There are over 400,000 children in foster care in the United States alone, and over 110,000 of those kids are waiting for adoption. November is National Adoption Month, and we want to inform you about several different ways to support foster care and adoption. Some people are ready to adopt or foster now; others are not quite ready to take that leap and are more prepared to volunteer and support adoptive and foster parents around them. Whether you are prepared to adopt today or are terrified by that thought, you can make an impact on foster children in your area. Check out these tips for ways you can help today:
Become a Foster Parent
If you live in Northwest Arkansas and are interested in welcoming a foster child into your family, The CALL is a beautiful place to start. They take an eight-week DHS training and consolidate it into two weekends to quickly and efficiently train families for the challenges of fostering. They also provide you with an immediate support system, something that is vital to fostering. If you live outside of Arkansas, several other states have created similar organizations to help train families and ensure that no child falls through the cracks of the foster care system.

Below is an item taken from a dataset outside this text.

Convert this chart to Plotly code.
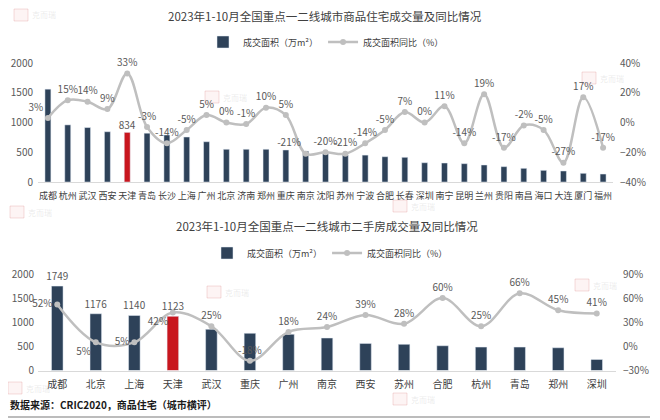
import plotly.graph_objects as go

# ---------------- data ----------------
cities_new = ["成都", "杭州", "武汉", "西安", "天津", "青岛", "长沙", "上海", "广州", "北京",
              "济南", "郑州", "重庆", "南京", "沈阳", "苏州", "宁波", "合肥", "长春", "深圳",
              "南宁", "昆明", "兰州", "贵阳", "南昌", "海口", "大连", "厦门", "福州"]
area_new = [1560, 960, 915, 845, 834, 820, 790, 756, 677, 550,
            550, 550, 538, 521, 482, 454, 452, 425, 415, 324,
            319, 308, 286, 258, 230, 196, 185, 146, 134]
yoy_new = [3, 15, 14, 9, 33, -3, -14, -5, 5, 0,
           -1, 10, 5, -21, -20, -21, -14, -5, 7, 0,
           11, -14, 19, -17, -2, -5, -27, 17, -17]

cities_2nd = ["成都", "北京", "上海", "天津", "武汉", "重庆", "广州", "南京", "西安", "苏州",
              "合肥", "杭州", "青岛", "郑州", "深圳"]
area_2nd = [1749, 1176, 1140, 1123, 854, 771, 750, 673, 562, 542, 513, 485, 485, 471, 229]
yoy_2nd = [52, 5, 5, 42, 25, -18, 18, 24, 39, 28, 60, 25, 66, 45, 41]

title_new = "2023年1-10月全国重点一二线城市商品住宅成交量及同比情况"
title_2nd = "2023年1-10月全国重点一二线城市二手房成交量及同比情况"
legend_bar = "成交面积（万m²）"
legend_line = "成交面积同比（%）"
source_text = "数据来源：CRIC2020，商品住宅（城市横评）"

NAVY = "#2E4259"
RED = "#C8161E"
GRAY_LINE = "#BFBFBF"
FONT = "Noto Sans CJK SC"

# the page body has an 8px margin; size the figure so it fills the 660x420 window
OFF = 8
W, H = 660 - OFF, 420 - OFF

def fy(px):
    return 1 - (px - OFF) / H

def fx(px):
    return (px - OFF) / W

fig = go.Figure()

hl = "天津"
# ---- top chart ----
fig.add_trace(go.Bar(
    x=cities_new, y=area_new, name=legend_bar,
    marker_color=[RED if c == hl else NAVY for c in cities_new],
    text=[str(v) if c == hl else "" for c, v in zip(cities_new, area_new)],
    textposition="outside", cliponaxis=False, constraintext="none",
    textfont=dict(size=10, color="#595959"),
    xaxis="x", yaxis="y", legend="legend", legendrank=1,
))
pos1 = ["top center"] * len(yoy_new)
pos1[0] = "top left"
pos1[cities_new.index("南京")] = "top left"
fig.add_trace(go.Scatter(
    x=cities_new, y=yoy_new, name=legend_line,
    mode="lines+markers+text",
    line=dict(color=GRAY_LINE, width=2.5, shape="spline", smoothing=1.0),
    marker=dict(color=GRAY_LINE, size=6),
    text=[f"{v}%" for v in yoy_new],
    textposition=pos1,
    textfont=dict(size=10, color="#595959"),
    cliponaxis=False,
    xaxis="x", yaxis="y2", legend="legend", legendrank=2,
))

# ---- bottom chart ----
labelled = 4
fig.add_trace(go.Bar(
    x=cities_2nd, y=area_2nd, name=legend_bar,
    marker_color=[RED if c == hl else NAVY for c in cities_2nd],
    text=[str(v) if i < labelled else "" for i, v in enumerate(area_2nd)],
    textposition="outside", cliponaxis=False, constraintext="none",
    textfont=dict(size=10, color="#595959"),
    xaxis="x2", yaxis="y3", legend="legend2", legendrank=1,
))
pos2 = ["middle left", "bottom left", "middle left", "bottom left"] + ["top center"] * (len(yoy_2nd) - 4)
fig.add_trace(go.Scatter(
    x=cities_2nd, y=yoy_2nd, name=legend_line,
    mode="lines+markers+text",
    line=dict(color=GRAY_LINE, width=2.5, shape="spline", smoothing=1.0),
    marker=dict(color=GRAY_LINE, size=6),
    text=[f"{v}%" for v in yoy_2nd],
    textposition=pos2,
    textfont=dict(size=10, color="#595959"),
    cliponaxis=False,
    xaxis="x2", yaxis="y4", legend="legend2", legendrank=2,
))

tickfont = dict(size=10, color="#595959", family=FONT)
catfont_top = dict(size=9, color="#404040", family=FONT)
catfont_bot = dict(size=10, color="#404040", family=FONT)

fig.update_layout(
    width=W, height=H,
    margin=dict(l=0, r=0, t=0, b=0, autoexpand=False),
    paper_bgcolor="white", plot_bgcolor="white",
    font=dict(family=FONT, color="#404040"),
    bargap=0.7,
    xaxis=dict(domain=[fx(38), fx(613)], anchor="y", range=[-0.5, len(cities_new) - 0.5],
               showline=True, linecolor="#D9D9D9", linewidth=1, ticks="", tickangle=0,
               tickfont=catfont_top, showgrid=False, automargin=False, ticklabelstandoff=5),
    yaxis=dict(domain=[fy(182), fy(63)], range=[0, 2000], dtick=500, showgrid=False,
               zeroline=False, tickfont=tickfont, anchor="x", automargin=False,
               ticklabelstandoff=4),
    yaxis2=dict(overlaying="y", side="right", range=[-40, 40], dtick=20, ticksuffix="%",
                showgrid=False, zeroline=False, tickfont=tickfont, anchor="x", automargin=False,
                ticklabelstandoff=6),
    xaxis2=dict(domain=[fx(38), fx(616)], anchor="y3", range=[-0.5, len(cities_2nd) - 0.5],
                showline=True, linecolor="#D9D9D9", linewidth=1, ticks="", tickangle=0,
                tickfont=catfont_bot, showgrid=False, automargin=False, ticklabelstandoff=4),
    yaxis3=dict(domain=[fy(370.5), fy(274)], range=[0, 2000], dtick=500, showgrid=False,
                zeroline=False, tickfont=tickfont, anchor="x2", automargin=False,
                ticklabelstandoff=3),
    yaxis4=dict(overlaying="y3", side="right", range=[-30, 90], dtick=30, ticksuffix="%",
                showgrid=False, zeroline=False, tickfont=tickfont, anchor="x2", automargin=False,
                ticklabelstandoff=6),
    legend=dict(orientation="h", x=fx(326), xanchor="center", y=fy(42), yanchor="middle",
                font=dict(size=9, color="#404040"), bgcolor="rgba(0,0,0,0)"),
    legend2=dict(orientation="h", x=fx(330), xanchor="center", y=fy(253), yanchor="middle",
                 font=dict(size=9, color="#404040"), bgcolor="rgba(0,0,0,0)"),
)

annotations = [
    dict(text=title_new, x=fx(325), y=fy(16), xref="paper", yref="paper", showarrow=False,
         font=dict(size=11.5, color="#404040"), xanchor="center", yanchor="middle"),
    dict(text=title_2nd, x=fx(327), y=fy(226), xref="paper", yref="paper", showarrow=False,
         font=dict(size=11.5, color="#404040"), xanchor="center", yanchor="middle"),
    dict(text="<b>" + source_text + "</b>", x=fx(8), y=fy(404), xref="paper", yref="paper",
         showarrow=False, font=dict(size=10, color="#1a1a1a"), xanchor="left", yanchor="middle"),
]

shapes = [dict(type="line", xref="paper", yref="paper", x0=0, x1=fx(650), y0=fy(417), y1=fy(417),
               line=dict(color="#A6A6A6", width=1.5))]

# faint watermarks
marks = [(14, 15), (205, 97), (582, 78), (10, 212), (393, 206), (207, 292), (575, 285), (8, 388), (393, 399)]
for (mx, my) in marks:
    shapes.append(dict(type="rect", xref="paper", yref="paper",
                       x0=fx(mx), x1=fx(mx + 14), y0=fy(my + 6), y1=fy(my - 6),
                       line=dict(color="rgba(220,120,120,0.25)", width=1),
                       fillcolor="rgba(240,180,180,0.15)", layer="below"))
    annotations.append(dict(text="克而瑞", x=fx(mx + 16), y=fy(my), xref="paper", yref="paper",
                            showarrow=False, xanchor="left", yanchor="middle",
                            font=dict(size=8, color="rgba(170,170,170,0.25)")))

fig.update_layout(annotations=annotations, shapes=shapes)

fig.write_html("out.html")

While some families are prepared to jump into fostering, many families are interested in helping but cannot currently foster. Luckily, there is a multitude of other ways to help. For example, there are numerous organizations related to foster care that are taking volunteers. The CALL has volunteers provide child care during their training sessions. Project Zero has volunteers drive children to photoshoots for the Arkansas Heart Gallery. Whether you are interested in volunteering once for a few hours or regularly for 15 hours a week, there is a volunteer opportunity out there for you. For more volunteer opportunities, click here.

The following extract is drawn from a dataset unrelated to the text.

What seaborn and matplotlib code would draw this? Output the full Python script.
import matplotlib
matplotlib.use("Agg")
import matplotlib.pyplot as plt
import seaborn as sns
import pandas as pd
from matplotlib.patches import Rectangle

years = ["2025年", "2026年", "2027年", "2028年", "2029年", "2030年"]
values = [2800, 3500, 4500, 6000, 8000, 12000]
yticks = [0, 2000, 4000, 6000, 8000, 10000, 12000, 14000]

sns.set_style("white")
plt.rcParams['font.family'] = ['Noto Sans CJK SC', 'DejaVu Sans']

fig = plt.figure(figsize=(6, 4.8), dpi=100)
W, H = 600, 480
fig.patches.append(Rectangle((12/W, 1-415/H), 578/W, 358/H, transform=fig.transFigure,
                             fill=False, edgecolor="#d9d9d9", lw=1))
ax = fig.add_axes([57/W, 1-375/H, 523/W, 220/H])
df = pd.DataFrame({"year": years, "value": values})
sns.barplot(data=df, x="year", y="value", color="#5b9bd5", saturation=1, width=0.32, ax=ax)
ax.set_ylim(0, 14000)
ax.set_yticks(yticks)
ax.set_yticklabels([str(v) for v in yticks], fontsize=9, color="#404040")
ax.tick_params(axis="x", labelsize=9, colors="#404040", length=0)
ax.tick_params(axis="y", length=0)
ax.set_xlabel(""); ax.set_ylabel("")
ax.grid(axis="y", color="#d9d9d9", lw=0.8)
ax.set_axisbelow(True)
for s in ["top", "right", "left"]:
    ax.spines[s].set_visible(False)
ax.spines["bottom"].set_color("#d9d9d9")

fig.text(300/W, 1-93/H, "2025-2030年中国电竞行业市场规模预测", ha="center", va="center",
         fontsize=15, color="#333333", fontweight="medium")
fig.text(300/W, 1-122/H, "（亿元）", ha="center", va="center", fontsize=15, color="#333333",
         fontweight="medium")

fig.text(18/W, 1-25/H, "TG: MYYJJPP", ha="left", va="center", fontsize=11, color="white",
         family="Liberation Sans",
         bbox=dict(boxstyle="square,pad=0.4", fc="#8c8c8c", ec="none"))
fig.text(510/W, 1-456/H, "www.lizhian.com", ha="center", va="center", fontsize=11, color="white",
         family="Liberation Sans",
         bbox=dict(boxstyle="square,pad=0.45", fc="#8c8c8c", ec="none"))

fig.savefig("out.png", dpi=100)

Support Foster and Adoptive Families
Another great way to help within the foster care system is to support foster and adoptive families. Bringing new members into your family is a complicated and often expensive process. Look for opportunities to donate furniture to families who added a foster child and need a bed for them to sleep in. Check-in on your friends who foster or adopt and see what you can do to help relieve them of the stresses they feel each day. Most people know someone who is fostering or who has adopted, which is often the most comfortable place to begin to help.